Wo waren Sie, als das Sparwasser-Tor fiel?

Markus Göbel ist Redakteur beim RTL-Fernsehen

Ich weiß es noch ganz genau: in der Hals-Nasen-Ohren-Klinik in Jena. Zwar war ich nicht krank, aber wir hatten zu Hause keinen Fernseher, und meine Mutter arbeitete dort als Krankenschwester. Eigentlich war Fernsehen bei der Arbeit verboten, besonders, wenn es Westfernsehen war. Aber ein Doktor hatte Mitgefühl mit den Krankenschwestern und ihren Familien, die sich im Krankenhaus eingefunden hatten. "Obwohl er in der Partei war, hat er seinen Fernseher für das Spiel ins Schwesternzimmer gestellt", erzählt meine Mutter, die "Schwester Renate", noch heute.

An das Spiel kann ich mich natürlich überhaupt nicht erinnern, weil ich damals kaum drei Jahre alt war. Mehr an die aufgeregte Atmosphäre, denn für mich war es etwas Besonderes, vor einem Fernseher zu sitzen. Zu Hause hatten wir nur ein riesengroßes Röhrenradio aus den sechziger Jahren, das immer fünf Minuten brauchte, bis die Röhren warm wurden und die Musik anfing. Bis es soweit war, hielt mich der koffergroße Holzkasten mit seinem "magischen Auge" bei Laune. Das war eine hellgrüne strichförmige Anzeige hinter der großen Glasscheibe: Erst passierte gar nichts und dann wuchs aus dem hellgrünen Strich in der Mitte ein kleiner dunkelgrüner, der sich immer weiter an die Ränder ausbreitete. Wenn das Dunkelgrün die Ränder erreicht hatte, ging endlich die Musik los. Oder die Nachrichten, die mein Vater immer hörte.

Er ist ein richtiger News-Junkie.
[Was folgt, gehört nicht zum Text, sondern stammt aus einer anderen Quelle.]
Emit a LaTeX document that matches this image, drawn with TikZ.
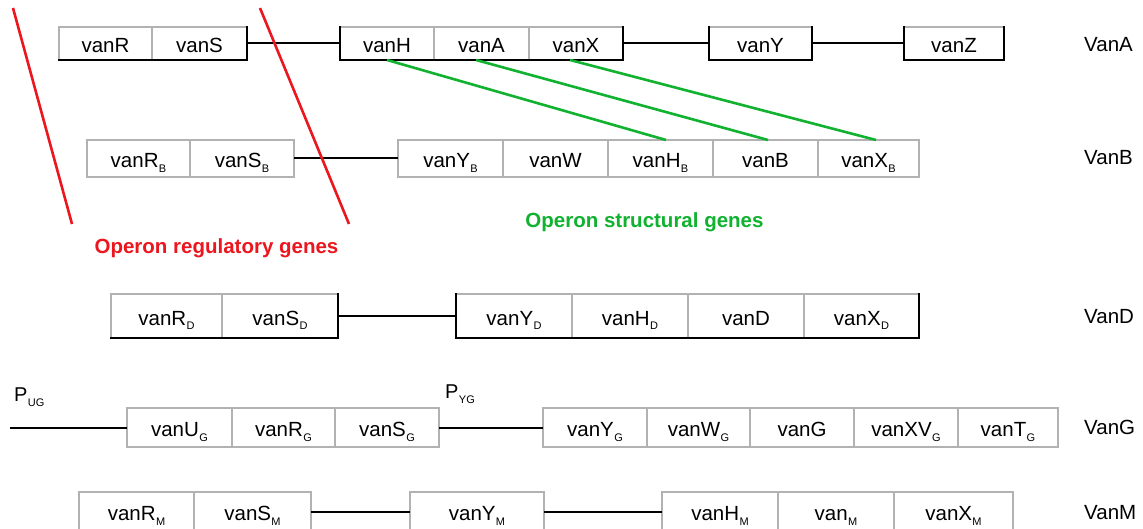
\documentclass[tikz,border=0pt]{standalone}
\usepackage{fontspec}
\setmainfont{Liberation Sans}
\definecolor{boxgray}{RGB}{178,178,178}
\definecolor{opgreen}{RGB}{16,178,48}
\definecolor{opred}{RGB}{236,22,30}
% small lowered subscript used in gene names
\newcommand\gsub[1]{\kern0.4pt\raisebox{-5pt}{\fontsize{11}{11}\selectfont #1}}
% a box whose top/left edges are grey and bottom/right edges black
\newcommand\edgebox[1]{%
  \draw[greyedge] (#1.south west) -- (#1.north west) -- (#1.north east);
  \draw[blackedge] (#1.north east) -- (#1.south east) -- (#1.south west);}
\newcommand\blackleft[1]{\draw[blackedge] (#1.south west) -- (#1.north west);}
\tikzset{
  gene/.style={inner sep=0pt, outer sep=0pt, minimum height=#1,
    text height=18pt, text depth=0pt, font=\fontsize{20.5}{20.5}\selectfont},
  greygene/.style={gene=#1, draw=boxgray, line width=2pt},
  greyedge/.style={draw=boxgray, line width=2pt, line cap=rect},
  blackedge/.style={draw=black, line width=2pt, line cap=rect},
  link/.style={draw=black, line width=2pt},
  greenlink/.style={draw=opgreen, line width=2.6pt},
  redlink/.style={draw=opred, line width=2.6pt},
  rowlabel/.style={anchor=west, inner sep=0pt, font=\fontsize{20.5}{20.5}\selectfont},
  promoter/.style={anchor=west, inner sep=0pt, font=\fontsize{20}{20}\selectfont},
  caption/.style={inner sep=0pt, font=\bfseries\fontsize{20.5}{20.5}\selectfont},
}
\begin{document}
\begin{tikzpicture}[x=1pt, y=-1pt]
\clip (0,0) rectangle (1143,529);
\fill[white] (0,0) rectangle (1143,529);

% ---------------- VanA ----------------
\node[gene=33pt, minimum width=93pt]  (vanR) at (105.5,43.5) {vanR};
\node[gene=33pt, minimum width=95pt]  (vanS) at (199.5,43.5) {vanS};
\node[gene=33pt, minimum width=94pt]  (vanH) at (387,43.5)   {vanH};
\node[gene=33pt, minimum width=95pt]  (vanA) at (481.5,43.5) {vanA};
\node[gene=33pt, minimum width=94pt]  (vanX) at (576,43.5)   {vanX};
\node[gene=33pt, minimum width=103pt] (vanY) at (760.5,43.5) {vanY};
\node[gene=33pt, minimum width=100pt] (vanZ) at (954,43.5)   {vanZ};
\foreach \n in {vanR,vanS,vanH,vanA,vanX,vanY,vanZ} {\edgebox{\n}}
\foreach \n in {vanH,vanY,vanZ} {\blackleft{\n}}
\draw[link] (vanS.east) -- (vanH.west);
\draw[link] (vanX.east) -- (vanY.west);
\draw[link] (vanY.east) -- (vanZ.west);
\node[rowlabel] (labA) at (1084,45) {VanA};

% ---------------- VanB ----------------
\node[greygene=37pt, minimum width=103pt] (vanRB) at (138.5,158.5) {vanR\gsub{B}};
\node[greygene=37pt, minimum width=104pt] (vanSB) at (242,158.5)   {vanS\gsub{B}};
\node[greygene=37pt, minimum width=105pt] (vanYB) at (450.5,158.5) {vanY\gsub{B}};
\node[greygene=37pt, minimum width=105pt] (vanW)  at (555.5,158.5) {vanW};
\node[greygene=37pt, minimum width=105pt] (vanHB) at (660.5,158.5) {vanH\gsub{B}};
\node[greygene=37pt, minimum width=105pt] (vanB)  at (765.5,158.5) {vanB};
\node[greygene=37pt, minimum width=101pt] (vanXB) at (868.5,158.5) {vanX\gsub{B}};
\draw[link] (vanSB.east) -- (vanYB.west);
\node[rowlabel] (labB) at (1084,158) {VanB};

% homologous structural genes of VanA and VanB
\draw[greenlink] (vanH.south) -- ([xshift=5.5pt]vanHB.north);
\draw[greenlink] ([xshift=-5.5pt]vanA.south) -- ([xshift=2.5pt]vanB.north);
\draw[greenlink] ([xshift=-6pt]vanX.south) -- ([xshift=7.5pt]vanXB.north);
\node[caption, text=opgreen] (structural) at (644.5,222) {Operon structural genes};

% regulatory region brackets
\coordinate (r1a) at (13,8);  \coordinate (r1b) at (72,224);
\coordinate (r2a) at (260,8); \coordinate (r2b) at (349,224);
\draw[redlink] (r1a) -- (r1b);
\draw[redlink] (r2a) -- (r2b);
\node[caption, text=opred] (regulatory) at (216.5,248) {Operon regulatory genes};

% ---------------- VanD ----------------
\node[gene=43pt, minimum width=111pt] (vanRD) at (166.5,316) {vanR\gsub{D}};
\node[gene=43pt, minimum width=116pt] (vanSD) at (280,316)   {vanS\gsub{D}};
\node[gene=43pt, minimum width=116pt] (vanYD) at (514,316)   {vanY\gsub{D}};
\node[gene=43pt, minimum width=116pt] (vanHD) at (630,316)   {vanH\gsub{D}};
\node[gene=43pt, minimum width=116pt] (vanD)  at (746,316)   {vanD};
\node[gene=43pt, minimum width=115pt] (vanXD) at (861.5,316) {vanX\gsub{D}};
\foreach \n in {vanRD,vanSD,vanYD,vanHD,vanD,vanXD} {\edgebox{\n}}
\blackleft{vanYD}
\draw[link] (vanSD.east) -- (vanYD.west);
\node[rowlabel] (labD) at (1084,317) {VanD};

% ---------------- VanG ----------------
\coordinate (gstart) at (10,427.5);
\node[promoter] (pug) at (14,397) {P\gsub{UG}};
\node[greygene=39pt, minimum width=105pt] (vanUG)  at (179.5,427.5) {vanU\gsub{G}};
\node[greygene=39pt, minimum width=103pt] (vanRG)  at (283.5,427.5) {vanR\gsub{G}};
\node[greygene=39pt, minimum width=104pt] (vanSG)  at (387,427.5)   {vanS\gsub{G}};
\node[promoter] (pyg) at (445,394) {P\gsub{YG}};
\node[greygene=39pt, minimum width=104pt] (vanYG)  at (595,427.5)   {vanY\gsub{G}};
\node[greygene=39pt, minimum width=103pt] (vanWG)  at (698.5,427.5) {vanW\gsub{G}};
\node[greygene=39pt, minimum width=104pt] (vanG)   at (802,427.5)   {vanG};
\node[greygene=39pt, minimum width=104pt] (vanXVG) at (906,427.5)   {vanXV\gsub{G}};
\node[greygene=39pt, minimum width=100pt] (vanTG)  at (1008,427.5)  {vanT\gsub{G}};
\draw[link] (gstart) -- (vanUG.west);
\draw[link] (vanSG.east) -- (vanYG.west);
\node[rowlabel] (labG) at (1084,427) {VanG};

% ---------------- VanM ----------------
\node[greygene=39pt, minimum width=115pt] (vanRM) at (136.5,511.5) {vanR\gsub{M}};
\node[greygene=39pt, minimum width=117pt] (vanSM) at (252.5,511.5) {vanS\gsub{M}};
\node[greygene=39pt, minimum width=134pt] (vanYM) at (477,511.5)   {vanY\gsub{M}};
\node[greygene=39pt, minimum width=116pt] (vanHM) at (720,511.5)   {vanH\gsub{M}};
\node[greygene=39pt, minimum width=116pt] (vanMM) at (836,511.5)   {van\gsub{M}};
\node[greygene=39pt, minimum width=119pt] (vanXM) at (953.5,511.5) {vanX\gsub{M}};
\draw[link] (vanSM.east) -- (vanYM.west);
\draw[link] (vanYM.east) -- (vanHM.west);
\node[rowlabel] (labM) at (1084,513) {VanM};
\end{tikzpicture}
\end{document}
Heute schaut er alle abendlichen Nachrichtensendungen von "Heute" bis zu den "Tagesthemen", und damals klebte er die ganze Zeit am Dampfradio und hörte Westsender. Wir waren ziemliche Systemhasser und deshalb kam bei uns kein Ostradio ins Haus. Als meine Schwester mal am Republik-Geburtstag mit einer selbstgebastelten roten Fahne vom Kindergarten nach Hause kam, steckte mein Vater das Ding sofort in den Kachelofen und sagte: "Bei uns nicht!" Danach hat er wahrscheinlich wieder das Radio angeschaltet. Meine Mutter erzählt noch heute, daß sie alleine mit dem Taxi ins Krankenhaus fahren mußte, als sie mit mir schwanger war und die Wehen kamen. Mein Vater wollte erst, wie jeden Abend, das halbstündige "Echo des Tages" im WDR-Radio über Mittelwelle zu Ende hören. So kam ich ohne seinen Beistand zur Welt.

Doch soviel Mißachtung zahlte ich ihm heim am Abend, als das Sparwasser-Tor fiel. Gerade als er am verzweifeltsten war, steckte ich ihm ein Bonbon in den Mund. Er lutschte es erst und fragte dann, woher ich es habe. Ich sagte: "Gefunden." Und wo? "Im Mülleimer."